__YOUR INSTRUCTIONS__
Below is a listing; copy all of it exactly.
───── INFORMATION SUPPLIED
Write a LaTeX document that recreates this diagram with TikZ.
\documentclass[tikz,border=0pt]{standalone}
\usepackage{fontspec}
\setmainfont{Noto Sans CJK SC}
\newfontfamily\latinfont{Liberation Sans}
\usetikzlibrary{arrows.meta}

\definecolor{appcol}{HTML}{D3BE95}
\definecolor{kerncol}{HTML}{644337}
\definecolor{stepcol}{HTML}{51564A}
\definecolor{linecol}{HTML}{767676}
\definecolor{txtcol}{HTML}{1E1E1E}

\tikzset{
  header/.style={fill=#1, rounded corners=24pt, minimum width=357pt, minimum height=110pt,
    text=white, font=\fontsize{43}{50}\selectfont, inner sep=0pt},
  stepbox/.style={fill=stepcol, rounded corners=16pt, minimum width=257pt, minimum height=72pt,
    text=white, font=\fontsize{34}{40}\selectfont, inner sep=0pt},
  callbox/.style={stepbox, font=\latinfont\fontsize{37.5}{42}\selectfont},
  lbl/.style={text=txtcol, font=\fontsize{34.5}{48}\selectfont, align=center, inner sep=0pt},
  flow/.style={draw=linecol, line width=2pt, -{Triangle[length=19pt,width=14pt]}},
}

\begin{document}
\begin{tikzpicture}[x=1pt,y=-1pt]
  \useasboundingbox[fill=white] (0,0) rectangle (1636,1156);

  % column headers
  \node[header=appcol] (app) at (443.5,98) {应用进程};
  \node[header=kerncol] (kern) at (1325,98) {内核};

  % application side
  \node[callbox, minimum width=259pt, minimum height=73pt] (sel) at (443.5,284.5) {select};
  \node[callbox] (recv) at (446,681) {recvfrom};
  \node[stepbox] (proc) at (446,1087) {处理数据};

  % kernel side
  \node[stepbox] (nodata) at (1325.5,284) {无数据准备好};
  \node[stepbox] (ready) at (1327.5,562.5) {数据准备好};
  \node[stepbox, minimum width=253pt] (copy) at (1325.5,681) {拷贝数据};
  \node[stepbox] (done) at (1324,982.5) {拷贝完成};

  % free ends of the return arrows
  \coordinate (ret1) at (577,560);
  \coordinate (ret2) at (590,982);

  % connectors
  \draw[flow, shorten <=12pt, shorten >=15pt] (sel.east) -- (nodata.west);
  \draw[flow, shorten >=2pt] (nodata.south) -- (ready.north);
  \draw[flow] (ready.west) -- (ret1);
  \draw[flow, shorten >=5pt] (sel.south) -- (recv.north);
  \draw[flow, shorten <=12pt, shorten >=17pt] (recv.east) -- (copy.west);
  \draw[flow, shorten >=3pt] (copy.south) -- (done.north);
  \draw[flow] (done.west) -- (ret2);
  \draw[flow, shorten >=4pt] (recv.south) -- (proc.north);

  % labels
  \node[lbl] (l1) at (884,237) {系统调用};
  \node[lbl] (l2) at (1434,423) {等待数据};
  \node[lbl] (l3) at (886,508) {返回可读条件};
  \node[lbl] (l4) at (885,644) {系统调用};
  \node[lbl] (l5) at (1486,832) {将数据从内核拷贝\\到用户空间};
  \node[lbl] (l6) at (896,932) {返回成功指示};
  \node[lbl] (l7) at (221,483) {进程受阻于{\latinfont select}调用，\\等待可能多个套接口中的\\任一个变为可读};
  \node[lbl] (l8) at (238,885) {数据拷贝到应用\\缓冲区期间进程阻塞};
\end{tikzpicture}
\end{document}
──────────
__FINISHED EXERCISE__
Write a LaTeX document that recreates this diagram with TikZ.
\documentclass[tikz,border=0pt]{standalone}
\usepackage{fontspec}
\setmainfont{Noto Sans CJK SC}
\newfontfamily\latinfont{Liberation Sans}
\usetikzlibrary{arrows.meta}

\definecolor{appcol}{HTML}{D3BE95}
\definecolor{kerncol}{HTML}{644337}
\definecolor{stepcol}{HTML}{51564A}
\definecolor{linecol}{HTML}{767676}
\definecolor{txtcol}{HTML}{1E1E1E}

\tikzset{
  header/.style={fill=#1, rounded corners=24pt, minimum width=357pt, minimum height=110pt,
    text=white, font=\fontsize{43}{50}\selectfont, inner sep=0pt},
  stepbox/.style={fill=stepcol, rounded corners=16pt, minimum width=257pt, minimum height=72pt,
    text=white, font=\fontsize{34}{40}\selectfont, inner sep=0pt},
  callbox/.style={stepbox, font=\latinfont\fontsize{37.5}{42}\selectfont},
  lbl/.style={text=txtcol, font=\fontsize{34.5}{48}\selectfont, align=center, inner sep=0pt},
  flow/.style={draw=linecol, line width=2pt, -{Triangle[length=19pt,width=14pt]}},
}

\begin{document}
\begin{tikzpicture}[x=1pt,y=-1pt]
  \useasboundingbox[fill=white] (0,0) rectangle (1636,1156);

  % column headers
  \node[header=appcol] (app) at (443.5,98) {应用进程};
  \node[header=kerncol] (kern) at (1325,98) {内核};

  % application side
  \node[callbox, minimum width=259pt, minimum height=73pt] (sel) at (443.5,284.5) {select};
  \node[callbox] (recv) at (446,681) {recvfrom};
  \node[stepbox] (proc) at (446,1087) {处理数据};

  % kernel side
  \node[stepbox] (nodata) at (1325.5,284) {无数据准备好};
  \node[stepbox] (ready) at (1327.5,562.5) {数据准备好};
  \node[stepbox, minimum width=253pt] (copy) at (1325.5,681) {拷贝数据};
  \node[stepbox] (done) at (1324,982.5) {拷贝完成};

  % free ends of the return arrows
  \coordinate (ret1) at (577,560);
  \coordinate (ret2) at (590,982);

  % connectors
  \draw[flow, shorten <=12pt, shorten >=15pt] (sel.east) -- (nodata.west);
  \draw[flow, shorten >=2pt] (nodata.south) -- (ready.north);
  \draw[flow] (ready.west) -- (ret1);
  \draw[flow, shorten >=5pt] (sel.south) -- (recv.north);
  \draw[flow, shorten <=12pt, shorten >=17pt] (recv.east) -- (copy.west);
  \draw[flow, shorten >=3pt] (copy.south) -- (done.north);
  \draw[flow] (done.west) -- (ret2);
  \draw[flow, shorten >=4pt] (recv.south) -- (proc.north);

  % labels
  \node[lbl] (l1) at (884,237) {系统调用};
  \node[lbl] (l2) at (1434,423) {等待数据};
  \node[lbl] (l3) at (886,508) {返回可读条件};
  \node[lbl] (l4) at (885,644) {系统调用};
  \node[lbl] (l5) at (1486,832) {将数据从内核拷贝\\到用户空间};
  \node[lbl] (l6) at (896,932) {返回成功指示};
  \node[lbl] (l7) at (221,483) {进程受阻于{\latinfont select}调用，\\等待可能多个套接口中的\\任一个变为可读};
  \node[lbl] (l8) at (238,885) {数据拷贝到应用\\缓冲区期间进程阻塞};
\end{tikzpicture}
\end{document}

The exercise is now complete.